The zone boundary needs to allow routes for non-compliant vehicles to turn safely and without blocking the road, which is why some streets are not included.

Why are you not requiring buses to be zero emission sooner?

Euro 6 buses have been found to reduce NO2 by 99.5%, which is why we have seen a significant improvement in air quality in recent years. The city is also due to have its first 100% electric double decker buses operating in the city in 2020. However moving the full bus fleet to zero emission operation requires significant infrastructure and vehicle investment, and the technology for intensive bus operation across a range of urban and inter-urban route lengths is not proven or affordable, so we are planning to implement a zero emission fleet in partnership with bus operators by 2035 at the latest, with an ambition to work together to achieve this by 2030 if possible.

I have heard that electric cars till contribute to pollution, so how will that help reduce air pollution?

An overview of the environmental benefits of zero emission vehicles has been provided on the Go Ultra Low website.

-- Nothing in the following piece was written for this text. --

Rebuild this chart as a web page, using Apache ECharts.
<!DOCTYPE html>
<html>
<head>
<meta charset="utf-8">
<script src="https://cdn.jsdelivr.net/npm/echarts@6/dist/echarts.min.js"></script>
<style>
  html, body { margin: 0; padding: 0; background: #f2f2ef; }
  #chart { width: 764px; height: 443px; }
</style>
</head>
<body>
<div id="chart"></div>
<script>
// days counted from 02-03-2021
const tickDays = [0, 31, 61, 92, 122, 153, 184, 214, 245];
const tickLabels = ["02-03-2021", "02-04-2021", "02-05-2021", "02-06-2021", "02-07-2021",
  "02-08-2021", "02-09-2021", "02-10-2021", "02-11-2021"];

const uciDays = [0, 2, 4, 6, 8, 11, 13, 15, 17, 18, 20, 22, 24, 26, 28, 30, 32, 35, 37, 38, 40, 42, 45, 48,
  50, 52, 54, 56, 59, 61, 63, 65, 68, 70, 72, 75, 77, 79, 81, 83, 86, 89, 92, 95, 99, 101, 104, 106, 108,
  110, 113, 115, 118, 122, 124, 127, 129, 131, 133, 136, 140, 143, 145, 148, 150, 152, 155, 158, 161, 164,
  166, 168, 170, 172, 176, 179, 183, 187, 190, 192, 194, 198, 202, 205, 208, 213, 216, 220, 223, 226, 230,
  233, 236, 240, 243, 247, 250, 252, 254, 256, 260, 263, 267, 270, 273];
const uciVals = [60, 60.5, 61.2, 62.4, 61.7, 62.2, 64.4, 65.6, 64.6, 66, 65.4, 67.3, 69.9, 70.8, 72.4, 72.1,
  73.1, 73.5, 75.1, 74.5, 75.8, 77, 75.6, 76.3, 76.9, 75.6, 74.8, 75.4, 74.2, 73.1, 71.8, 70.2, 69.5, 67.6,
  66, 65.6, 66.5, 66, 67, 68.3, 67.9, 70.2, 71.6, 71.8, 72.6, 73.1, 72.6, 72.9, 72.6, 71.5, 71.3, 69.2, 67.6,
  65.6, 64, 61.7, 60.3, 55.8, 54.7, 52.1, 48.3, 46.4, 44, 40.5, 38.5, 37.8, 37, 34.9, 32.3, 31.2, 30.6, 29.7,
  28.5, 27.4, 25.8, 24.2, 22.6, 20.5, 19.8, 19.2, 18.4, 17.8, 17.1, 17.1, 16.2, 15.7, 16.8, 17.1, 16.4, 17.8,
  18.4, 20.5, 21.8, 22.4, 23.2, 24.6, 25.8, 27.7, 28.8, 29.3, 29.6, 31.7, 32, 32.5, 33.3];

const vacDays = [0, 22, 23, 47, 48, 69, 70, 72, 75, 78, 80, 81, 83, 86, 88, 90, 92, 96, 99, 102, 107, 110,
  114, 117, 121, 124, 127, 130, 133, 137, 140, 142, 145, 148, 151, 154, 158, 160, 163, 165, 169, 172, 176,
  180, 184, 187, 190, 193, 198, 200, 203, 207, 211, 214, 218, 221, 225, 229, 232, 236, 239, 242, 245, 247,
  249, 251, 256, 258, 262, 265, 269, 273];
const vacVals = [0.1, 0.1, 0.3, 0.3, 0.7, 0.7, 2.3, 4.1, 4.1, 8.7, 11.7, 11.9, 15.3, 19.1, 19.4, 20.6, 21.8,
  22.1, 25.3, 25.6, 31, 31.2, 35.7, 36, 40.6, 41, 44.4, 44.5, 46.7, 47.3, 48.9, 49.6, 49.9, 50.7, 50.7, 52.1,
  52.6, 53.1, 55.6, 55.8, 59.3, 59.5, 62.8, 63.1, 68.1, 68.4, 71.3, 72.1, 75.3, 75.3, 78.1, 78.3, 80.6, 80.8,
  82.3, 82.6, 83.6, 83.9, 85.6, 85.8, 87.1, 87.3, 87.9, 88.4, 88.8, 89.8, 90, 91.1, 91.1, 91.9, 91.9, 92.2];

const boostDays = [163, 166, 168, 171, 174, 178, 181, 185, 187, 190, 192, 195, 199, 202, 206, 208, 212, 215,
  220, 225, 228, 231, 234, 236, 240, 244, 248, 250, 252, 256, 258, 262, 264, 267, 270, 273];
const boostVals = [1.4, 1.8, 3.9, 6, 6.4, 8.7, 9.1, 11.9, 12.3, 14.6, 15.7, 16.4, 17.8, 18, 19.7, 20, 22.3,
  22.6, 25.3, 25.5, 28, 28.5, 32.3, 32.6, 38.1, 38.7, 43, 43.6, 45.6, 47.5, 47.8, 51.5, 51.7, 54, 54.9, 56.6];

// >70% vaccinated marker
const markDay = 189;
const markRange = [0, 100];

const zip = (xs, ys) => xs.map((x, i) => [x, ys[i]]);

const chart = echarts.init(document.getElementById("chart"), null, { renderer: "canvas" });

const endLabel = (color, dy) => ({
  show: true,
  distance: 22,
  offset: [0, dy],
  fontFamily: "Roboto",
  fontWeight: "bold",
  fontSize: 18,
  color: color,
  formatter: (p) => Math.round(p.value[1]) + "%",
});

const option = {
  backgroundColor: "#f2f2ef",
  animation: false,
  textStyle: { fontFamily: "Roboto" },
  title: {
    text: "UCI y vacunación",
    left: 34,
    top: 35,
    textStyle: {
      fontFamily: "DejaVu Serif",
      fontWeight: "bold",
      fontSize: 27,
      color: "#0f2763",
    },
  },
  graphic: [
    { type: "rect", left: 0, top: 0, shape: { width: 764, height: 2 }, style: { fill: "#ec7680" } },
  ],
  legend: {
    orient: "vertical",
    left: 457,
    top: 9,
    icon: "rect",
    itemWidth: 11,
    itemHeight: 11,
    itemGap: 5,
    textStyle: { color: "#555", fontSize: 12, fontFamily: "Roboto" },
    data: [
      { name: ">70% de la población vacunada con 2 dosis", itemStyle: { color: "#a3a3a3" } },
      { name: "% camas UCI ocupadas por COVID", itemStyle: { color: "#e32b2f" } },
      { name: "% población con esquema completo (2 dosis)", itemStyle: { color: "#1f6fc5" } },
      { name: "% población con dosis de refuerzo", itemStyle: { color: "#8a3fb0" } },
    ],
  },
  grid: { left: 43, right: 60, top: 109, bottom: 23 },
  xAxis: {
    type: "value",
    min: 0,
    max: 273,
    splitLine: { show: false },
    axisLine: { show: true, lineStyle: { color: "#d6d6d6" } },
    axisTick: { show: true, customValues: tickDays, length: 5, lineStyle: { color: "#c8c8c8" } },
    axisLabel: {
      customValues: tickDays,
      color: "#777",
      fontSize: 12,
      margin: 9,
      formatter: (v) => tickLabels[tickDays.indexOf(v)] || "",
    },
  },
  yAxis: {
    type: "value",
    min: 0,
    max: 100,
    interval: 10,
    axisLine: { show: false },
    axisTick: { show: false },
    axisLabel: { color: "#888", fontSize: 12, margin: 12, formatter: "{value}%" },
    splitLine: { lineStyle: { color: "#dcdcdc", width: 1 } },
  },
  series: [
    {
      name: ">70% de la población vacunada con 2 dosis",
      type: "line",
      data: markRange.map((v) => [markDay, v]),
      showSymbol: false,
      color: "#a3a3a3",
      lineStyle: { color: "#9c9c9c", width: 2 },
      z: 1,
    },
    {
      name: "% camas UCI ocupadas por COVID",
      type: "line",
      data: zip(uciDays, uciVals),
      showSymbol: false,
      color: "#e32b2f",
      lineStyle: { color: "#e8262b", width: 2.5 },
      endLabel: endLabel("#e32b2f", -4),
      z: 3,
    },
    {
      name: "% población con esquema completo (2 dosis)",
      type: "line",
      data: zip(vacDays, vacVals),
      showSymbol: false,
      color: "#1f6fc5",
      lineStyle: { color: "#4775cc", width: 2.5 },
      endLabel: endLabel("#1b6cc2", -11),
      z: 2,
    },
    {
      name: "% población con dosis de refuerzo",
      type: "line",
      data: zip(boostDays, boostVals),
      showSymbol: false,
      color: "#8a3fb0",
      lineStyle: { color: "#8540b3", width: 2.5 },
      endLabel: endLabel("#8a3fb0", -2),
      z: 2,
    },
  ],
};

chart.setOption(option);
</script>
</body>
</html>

Will classic cars be restricted from entering Oxford under the proposals?

In line with London’s Ultra Low Emission Zone, we are currently proposing an exemption for vehicles with historic tax classes (i.e. historic vehicles which qualify for vehicle tax exemption). Non-exempt vehicles will be allowed entry through payment of the charge if they are non-compliant.

How much income will the Red Zone charging scheme generate and what will it be spent on?

Through our online survey and by talking to people affected by the scheme, we will estimate how people will change their behaviour in response to the proposed charges. Until we’ve done this we won’t know how much the scheme will generate. The main purpose of the scheme is to encourage people to switch to compliant vehicles.

Income raised by the scheme must, by law, be used to improve local transport. The councils propose to use any income to support businesses and residents in the Red Zone in making the transition to zero emission transport.

Will non-compliant vehicles entering the Red Zone during the student move-in/out weekends be charged?

We recognise that short-term discounts or exemptions may be needed to deal with special access requirements such as this. These would be dealt with on a case-by-case basis as and when they arise.

Will you be increasing the number of bike racks in the Red Zone, to allow for more sustainable travel options?

The city council has funding to provide additional cycle racks in the Red Zone.

Will this push more traffic to outside of the zone, and the ring road?

The Red Zone does not include any through traffic routes; nearly all the traffic in the zone has a destination in the area, and traffic volumes are relatively low. We do not therefore expect any significant displaced traffic.

Will vehicles involved in scheduled maintenance work during the day such as road works, construction, and utility works be charged?

We recognise that short-term discounts or exemptions may be needed to deal with special access requirements such as this. These would be dealt with on a case-by-case basis as and when they arise.